Source excerpt:
• • • • • • •
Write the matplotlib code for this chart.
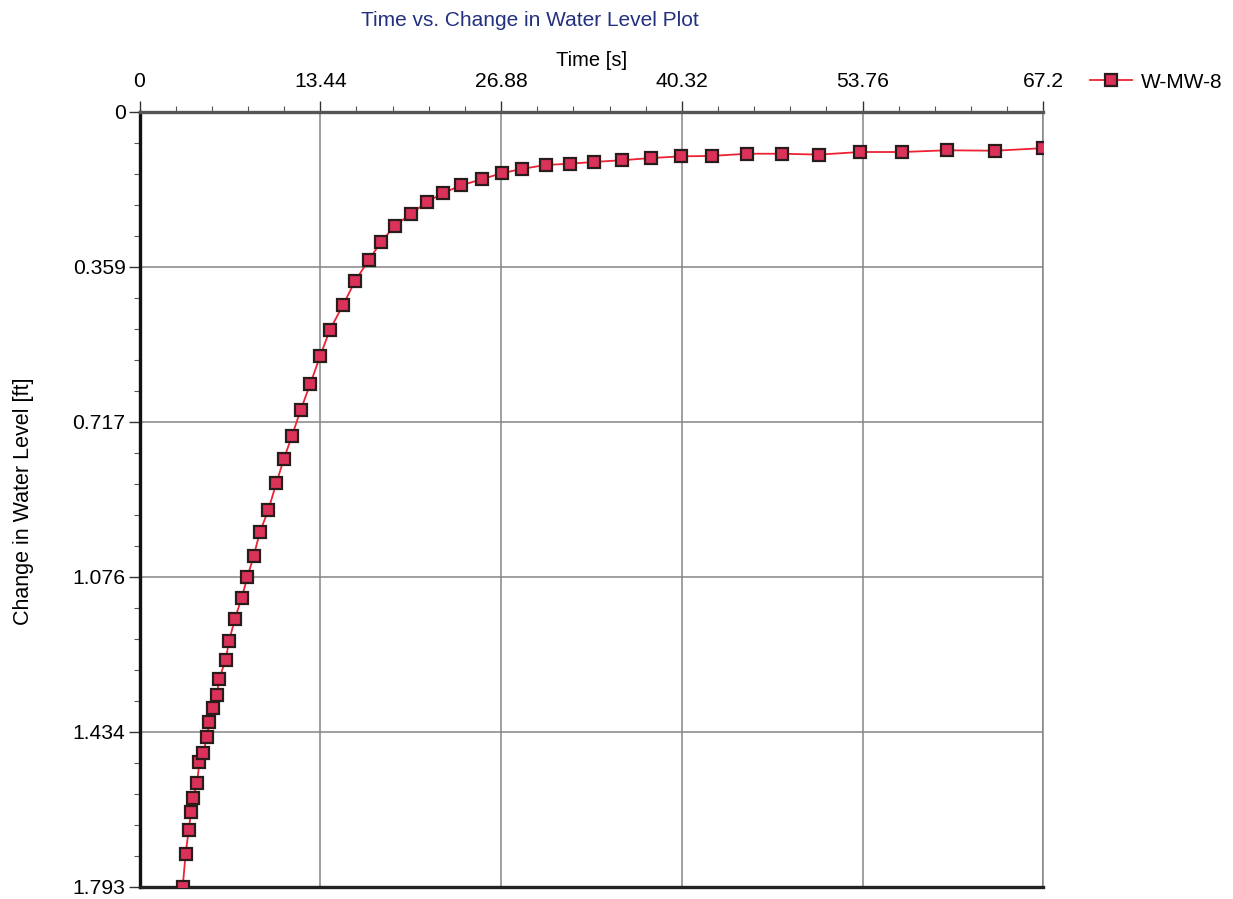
import matplotlib
matplotlib.use("Agg")
import matplotlib.pyplot as plt
from matplotlib.ticker import FixedLocator, AutoMinorLocator

plt.rcParams['font.family'] = ['Liberation Sans', 'DejaVu Sans']

# Slug test record for well W-MW-8
series_name = "W-MW-8"
time_s = [3.21, 3.43, 3.66, 3.83, 3.96, 4.28, 4.45, 4.72, 5.02, 5.17,
          5.46, 5.76, 5.91, 6.41, 6.65, 7.10, 7.60, 8.01, 8.49, 8.96,
          9.58, 10.17, 10.72, 11.34, 11.99, 12.70, 13.44, 14.16, 15.11, 16.02,
          17.04, 17.98, 19.00, 20.19, 21.38, 22.57, 23.93, 25.44, 26.93, 28.44,
          30.20, 32.03, 33.79, 35.87, 38.03, 40.26, 42.57, 45.17, 47.75, 50.54,
          53.57, 56.67, 60.04, 63.63, 67.20]
change_ft = [1.793, 1.716, 1.661, 1.620, 1.588, 1.553, 1.505, 1.484, 1.447, 1.412,
             1.378, 1.348, 1.313, 1.267, 1.225, 1.172, 1.124, 1.077, 1.027, 0.971,
             0.921, 0.859, 0.804, 0.749, 0.689, 0.629, 0.564, 0.504, 0.448, 0.392,
             0.343, 0.300, 0.263, 0.236, 0.208, 0.188, 0.170, 0.156, 0.142, 0.132,
             0.123, 0.120, 0.116, 0.112, 0.107, 0.103, 0.102, 0.097, 0.097, 0.099,
             0.093, 0.093, 0.089, 0.090, 0.084]

x_ticks = [0, 13.44, 26.88, 40.32, 53.76, 67.2]
x_tick_labels = ["0", "13.44", "26.88", "40.32", "53.76", "67.2"]
y_ticks = [0, 0.3586, 0.7172, 1.0758, 1.4344, 1.793]
y_tick_labels = ["0", "0.359", "0.717", "1.076", "1.434", "1.793"]

W, H = 1233, 899
fig = plt.figure(figsize=(W / 100, H / 100), dpi=100)
left, right, top, bottom = 139.5, 1043.4, 111.8, 887.0
ax = fig.add_axes([left / W, 1 - bottom / H, (right - left) / W, (bottom - top) / H])

line, = ax.plot(time_s, change_ft, color='#ee2233', lw=1.3, marker='s',
                markersize=8.8, markerfacecolor='#dc3158', markeredgecolor='#2b1c1c',
                markeredgewidth=1.6, zorder=3, label=series_name)

ax.set_xlim(x_ticks[0], x_ticks[-1])
ax.set_ylim(y_ticks[-1], y_ticks[0])

ax.xaxis.set_major_locator(FixedLocator(x_ticks))
ax.set_xticklabels(x_tick_labels)
ax.yaxis.set_major_locator(FixedLocator(y_ticks))
ax.set_yticklabels(y_tick_labels)
ax.xaxis.set_minor_locator(AutoMinorLocator(5))
ax.yaxis.set_minor_locator(AutoMinorLocator(5))

ax.xaxis.tick_top()
ax.xaxis.set_label_position('top')
ax.tick_params(axis='both', which='major', direction='out', length=8, width=1.0,
               color='#333333', labelsize=15.2)
ax.tick_params(axis='x', which='major', pad=7)
ax.tick_params(axis='y', which='major', pad=2)
ax.tick_params(axis='both', which='minor', direction='out', length=4, width=0.8,
               color='#555555')
ax.tick_params(axis='x', which='both', top=True, bottom=False)
ax.tick_params(axis='y', which='both', left=True, right=False)

ax.grid(True, which='major', color='#858585', lw=1.1)
ax.set_axisbelow(True)

ax.spines['left'].set_color('#111111')
ax.spines['left'].set_linewidth(2.4)
ax.spines['bottom'].set_color('#222222')
ax.spines['bottom'].set_linewidth(2.4)
ax.spines['top'].set_color('#555555')
ax.spines['top'].set_linewidth(2.4)
ax.spines['right'].set_color('#858585')
ax.spines['right'].set_linewidth(1.1)

ax.set_xlabel("Time [s]", fontsize=14.5, labelpad=4)
fig.text(24 / W, 1 - 501.5 / H, "Change in Water Level [ft]", rotation=90,
         ha='center', va='center', fontsize=15.5)

fig.text(530 / W, 1 - 21 / H, "Time vs. Change in Water Level Plot",
         ha='center', va='center', fontsize=15, color='#23307f')

leg = fig.legend(handles=[line], loc='center left',
                 bbox_to_anchor=(1080 / W, 1 - 82 / H), frameon=False,
                 fontsize=15, handlelength=2.0, handletextpad=0.4, borderpad=0)
leg.get_lines()[0].set_markersize(8.8)

fig.savefig("out.png", dpi=100)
• • • • • • •
To do:
Pictures stay out. Print the data exactly, from its first line through the line containing "plt.rcParams['font.family'] = ['Liberation".

Task result:
Write the matplotlib code for this chart.
import matplotlib
matplotlib.use("Agg")
import matplotlib.pyplot as plt
from matplotlib.ticker import FixedLocator, AutoMinorLocator

plt.rcParams['font.family'] = ['Liberation Sans', 'DejaVu Sans']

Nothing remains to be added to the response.